While optimism is generally a valuable trait for entrepreneurs, optimism without a certain level of pessimism can become a fatal flaw.
Too much optimism drives bad decisions.
A 2018 study conducted by researchers at the London School of Economics, found that over-optimistic folks are more likely to start ill-conceived businesses that are doomed to failure from the start.
These failures begin when the entrepreneur bases their initial business decisions on an overly optimistic view of their new business idea. This over-optimism is one of the motivating factors that drive people to go all in on their idea without taking the critical step of conducting a sufficient level of research with the actual target market for their new business idea.
The critical first step is validation with actual customers.
The friends, family and co-workers that tell you that you have a great idea most likely do not fit the profile of actual customers and their input will always be biased. You must not depend on input from those that are NOT in your target market.

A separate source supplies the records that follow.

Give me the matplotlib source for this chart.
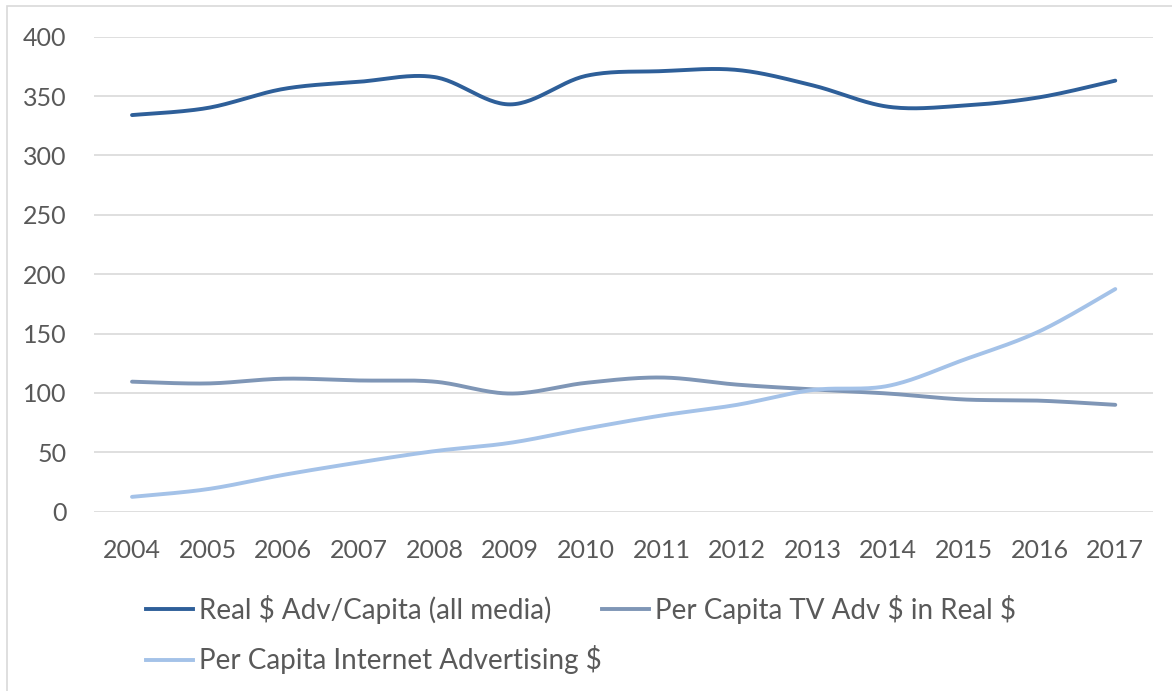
import numpy as np
import matplotlib
matplotlib.use("Agg")
import matplotlib.pyplot as plt
from matplotlib.lines import Line2D
from matplotlib.patches import Rectangle

years = ["2004", "2005", "2006", "2007", "2008", "2009", "2010",
         "2011", "2012", "2013", "2014", "2015", "2016", "2017"]
real_all_media = [334, 340, 356, 362, 366, 343, 367, 371, 372, 359, 341, 342, 349, 363]
tv_real = [109.5, 108, 112, 110.5, 109.5, 99.5, 108.5, 113, 107, 103, 99.5, 94.5, 93.5, 90]
internet = [12.5, 19, 31, 41.5, 51, 58, 70, 81, 90, 102.5, 106, 128, 152, 187.5]
series_names = ["Real $ Adv/Capita (all media)",
                "Per Capita TV Adv $ in Real $",
                "Per Capita Internet Advertising $"]
colors = ["#2E5F99", "#7F96B6", "#A4C2E8"]

plt.rcParams['font.family'] = ['Lato', 'DejaVu Sans']
plt.rcParams['text.parse_math'] = False
TXT = "#595959"


def smooth(x, y, n=30):
    """Catmull-Rom style smoothing (like Excel smoothed lines)."""
    x = np.asarray(x, float)
    y = np.asarray(y, float)
    P = np.column_stack([x, y])
    Pext = np.vstack([P[0], P, P[-1]])
    out = []
    for i in range(len(P) - 1):
        p0, p1, p2, p3 = Pext[i], Pext[i + 1], Pext[i + 2], Pext[i + 3]
        c1 = p1 + (p2 - p0) / 6.0
        c2 = p2 - (p3 - p1) / 6.0
        t = np.linspace(0, 1, n, endpoint=(i == len(P) - 2))[:, None]
        seg = ((1 - t) ** 3) * p1 + 3 * ((1 - t) ** 2) * t * c1 + 3 * (1 - t) * t ** 2 * c2 + t ** 3 * p2
        out.append(seg)
    out = np.vstack(out)
    return out[:, 0], out[:, 1]


fig = plt.figure(figsize=(11.72, 6.91), dpi=100)
ax = fig.add_axes([94.2 / 1172, 1 - 511.7 / 691, (1153.1 - 94.2) / 1172, (511.7 - 36.7) / 691])

xi = np.arange(len(years))
for vals, c in zip([real_all_media, tv_real, internet], colors):
    sx, sy = smooth(xi, vals)
    ax.plot(sx, sy, color=c, lw=2.8, solid_capstyle='round', zorder=3)

ax.set_xlim(-0.5, len(years) - 0.5)
ax.set_ylim(0, 400)
ax.set_yticks(np.arange(0, 401, 50))
ax.set_xticks(xi)
ax.set_xticklabels(years)
ax.grid(axis='y', color='#D9D9D9', lw=1.2)
ax.set_axisbelow(True)
for s in ax.spines.values():
    s.set_visible(False)
ax.tick_params(axis='both', length=0, labelsize=18, colors=TXT)
ax.tick_params(axis='y', pad=20)
ax.tick_params(axis='x', pad=20)

# legend drawn manually in figure pixel coordinates
W, H = 1172, 691
entries = [(145.7, 609, 0), (601.6, 609, 1), (145.7, 660, 2)]
for x0, y0, k in entries:
    fig.add_artist(Line2D([x0 / W, (x0 + 47) / W], [1 - y0 / H, 1 - y0 / H],
                          color=colors[k], lw=2.8, transform=fig.transFigure))
    fig.text((x0 + 53) / W, 1 - y0 / H, series_names[k], fontsize=20,
             color=TXT, va='center', ha='left')

fig.add_artist(Rectangle((7 / W, -0.02), 1.1, 1 - 5.5 / H + 0.02, transform=fig.transFigure,
                         fill=False, ec='#D9D9D9', lw=1.2))

fig.savefig("out.png", dpi=100)
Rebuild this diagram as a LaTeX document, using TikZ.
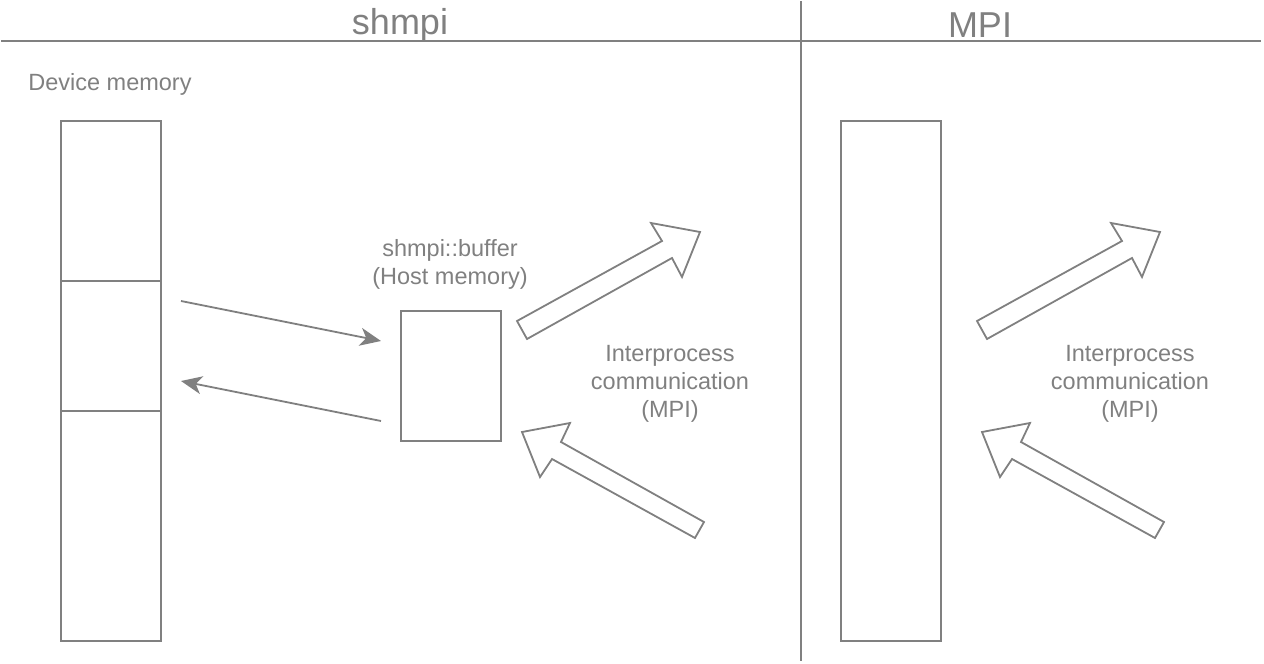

To ensure the success of any new business idea, it must be validated by individuals who are actually in the target market for the business. If you become overly-confident and decide not to conduct a thorough market research initiative, you are gambling that your new business will succeed and the odds are not in your favor.
You have to know that there is a market for your business.
One of the most common pitfalls for entrepreneurs, especially optimists, is not doing enough data gathering and validation with their target audience.
Business experts all agree that it is critically important to do the necessary market research before launching your new business idea.
You must conduct effective market research in order to validate your potential customer base's interest in buying what you are selling.
This is the only way you can be confident that when it comes time to launch your business idea or product into the marketplace; it will have a chance at success because of all the hard work put into making sure it meets an actual need within its niche.